We are also going to continue learning on Friday afternoons at General Assembly with some workshops that have been set up for us, to keep our skills fresh and to have someone there to teach us new things that we are having difficulty learning on our own, which I’m sure will be super useful.
So this has been my experience, which has been seriously positive. I remember looking for work in the heritage industry and I would have 3 interviews over 3 months. It is definitely a much healthier hiring environment in the tech industry at the moment as devs are in much higher demand.
In terms of my classmates, here is the run down at the moment. Of the 10 who remained in London, as I said, 2 weren’t looking for dev jobs. One of us, Julien, has remained at GA for the next 3 months as the TA for the new intake of WDI students, who just began on Monday. Of the 7 that remain, Adam and I are both going to Front Digital, James has taken a job at Playfair Capital as a sort of roaming developer with the companies they fund (sounds pretty awesome!) and CJ, who was much better than the rest of us (he is really more mid-level) has had a ton of offers at a higher salary mark, but again, his experience is uncommon.
At the moment, the other 3 of us in London are still looking for work but all interviewing actively. I believe 2 of them have offers on the table but are still exploring their options. Regardless, they are all excellent candidates and I have no doubt they will all find work over the next week or two once they find the place that is a good fit.
In terms of the 5 people who went back abroad, I know for sure that one guy in America secured a job right off the bat, in a mixed dev/business role. I don’t know about the other 4 at the moment, or about the other 2 here in London who didn’t want dev jobs, but I’m confident they will all be settled into something in the next few weeks, if they’re not already.
The salary offers that I have heard have ranged from £20k up to £30k (an outlier), but most fall somewhere in the middle.
So really, 3 weeks out from the course, with 3 months of learning code and that’s not so bad. I’m really excited about my new job and really looking forward to working with Adam, and with the 2 guys already on board as they are both super nice and incredible designers from whom I have a lot to learn.

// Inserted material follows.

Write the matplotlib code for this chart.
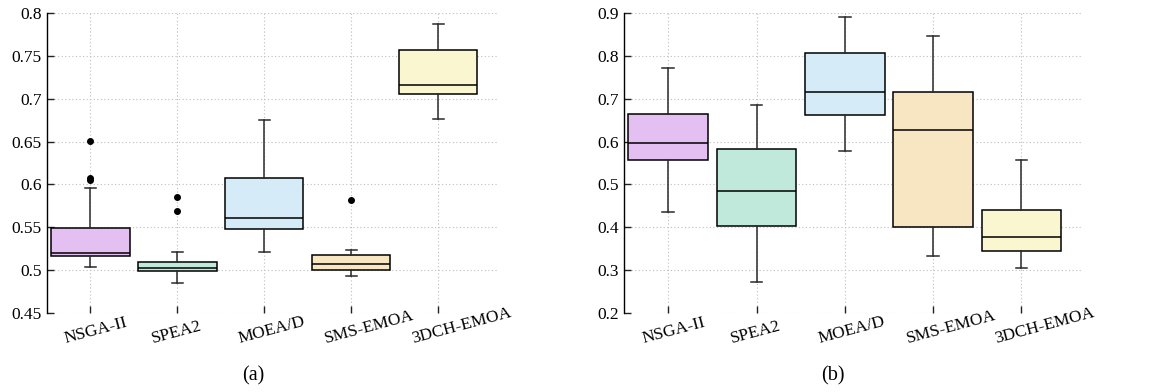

In terms of keeping skills fresh, we have all been trying to pursue our own projects independently and learn a few things here and there in between interviews. Things that I really want to learn on my own now are some js frameworks like Backbone, Angular and Node, brushing up on testing like Jasmine and Rspec, and maybe messing around with a few new languages like python/django and php. CJ and I may be working on an independent paid project over the next few months, and I know I already have other requests from friends that will be added to the long list of things to do when I’m not at work. I will also be creating my personal website over the next few weeks as well, so will post that when it’s complete.
Finally, I can’t be kept from GA and I’ve actually enrolled on a new long-form course, the 12 week User Experience Design class. It only runs on Sundays for 4.5 hours, which is time consuming, but no where near as demanding as WDI. It will be interesting to learn more about this process of who we’re building websites for before just building them as we see fit. I need to come up with a final project idea though, which I’m struggling to do, but I’ll get there. We’ve only had one class so far, so 11 to go!
Not a bad send-off from GA. After such an intense 3 months, it is only fitting that the month following has been equally so. I’m optimistic about my prospects and looking forward to my first official role as a web developer!